At the time of the announcement, the tour had no confirmed promoter. In the spring of 1984, Chuck Sullivan, son of New England Patriots owner Billy Sullivan, traveled to Los Angeles to convince the group to select Foxboro Stadium for their Boston area shows. After helping his father regain control of the Patriots in the nineteen seventies, Sullivan had begun promoting concerts at the stadium as a revenue source.

During a meeting with Epic Records executive Frank DiLeo, Sullivan learned that negotiations with the original promoter had collapsed. He returned to Boston and assembled financing that allowed the Patriots subsidiary Stadium Management Corporation to promote the entire tour. An early partnership with San Francisco 49ers owner Eddie DeBartolo fell apart over concerns about risk, leaving Sullivan to proceed alone. By late April, Stadium Management Corporation was confirmed as promoter, despite never having handled a tour of this scale. The Victory Tour was projected to gross between seventy and eighty million dollars.

The deal heavily favored The Jacksons. They were guaranteed more than eighty three percent of gross potential ticket revenue, effectively being paid as if every show sold out. Sullivan also guaranteed a thirty six point six million dollar advance, using Foxboro Stadium as collateral for a twelve and a half million dollar loan to fund the first payment.
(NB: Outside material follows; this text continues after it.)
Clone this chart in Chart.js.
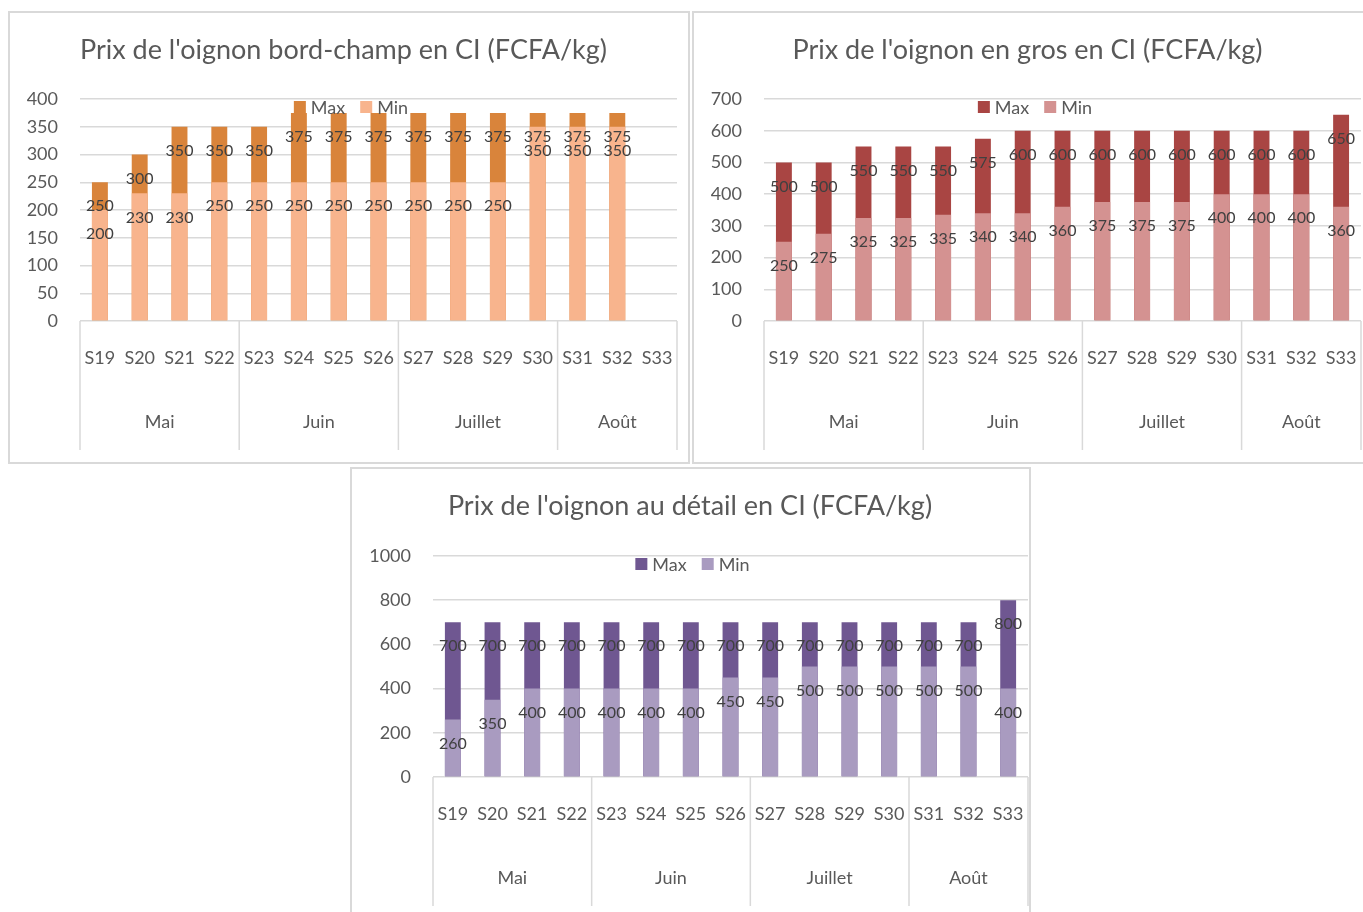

Mountain Productions & the Victory Tour.

A defining feature of the Victory Tour was its unprecedented production scale. Mountain Productions played a central role in delivering one of the largest stadium touring stages of its era.

The Victory Tour stage spanned nearly one third of a football field and weighed approximately three hundred sixty five tons. Mountain Productions was responsible for fabricating, transporting, and installing the touring stage system across more than fifty stadium performances. The build required extensive steel truss construction, custom rigging, and precise load engineering to meet the demands of NFL venues across North America.

The stage featured expansive lighting grids, large scale scenic elements, and early stadium video components that pushed touring technology well beyond industry norms of the time. Moving the structure required more than thirty tractor trailers per city, with complex overnight load ins and load outs to maintain the tour schedule.

Because of the massive footprint, seating configurations had to be reworked at many venues, sometimes eliminating up to a quarter of available seats. Despite these challenges, Mountain Productions delivered consistent, safe, and visually striking builds city after city. The Victory Tour became an early blueprint for modern industrialized stadium touring and a defining chapter in Mountain Productions history.

“The Victory Tour marked the moment when stadium concerts shifted from large shows to fully industrial scale productions.”